On uncertainty modeling of thermoelastic vibration for porous nanosandwich beams with gradient core based on nonlocal higher order beam model

Abstract

In the present paper, the size-dependent random thermoelastic vibration analysis of porous nanosandwich beams with gradient core are demonstrated based on the nonlocal higher order beam model. The nonlocal elasticity theory incorporation with the higher order shear deformation theory is used to describe the kinematic and constitutive relations. The governing equations are obtained from minimum potential energy principle. The finite element method is used to solve the governing equations. Three types of the FG sandwich nanobeams with three types of porous cores are taken into account, and the influences of these structures and porosity types on the deterministic and stochastic behavior of sandwich beams are thoroughly discussed.
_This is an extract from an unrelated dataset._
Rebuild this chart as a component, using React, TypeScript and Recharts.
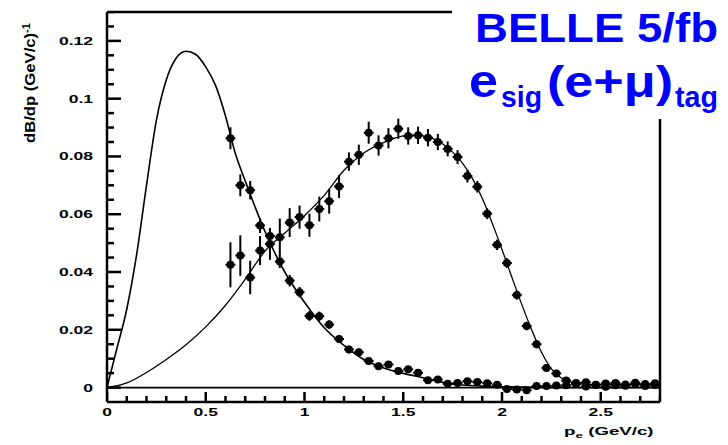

Initially convergence and validation study is preformed to validate the present theoretical model by comparing the present results with the several previous works and Monte Carlo Simulation (MCS). Further, a comprehensive parametric study is performed to demonstrate the influence of the length to thickness ratio, degree of uncertainty in the material properties, nonlocal parameter, porosity distribution type, porosity volume fraction, temperature change, and gradation of material on the deterministic and stochastic behaviors of the FG nanosandwich beams. The developed model and computed results may be useful in the precise and reliable design of the components of nanodevices and systems.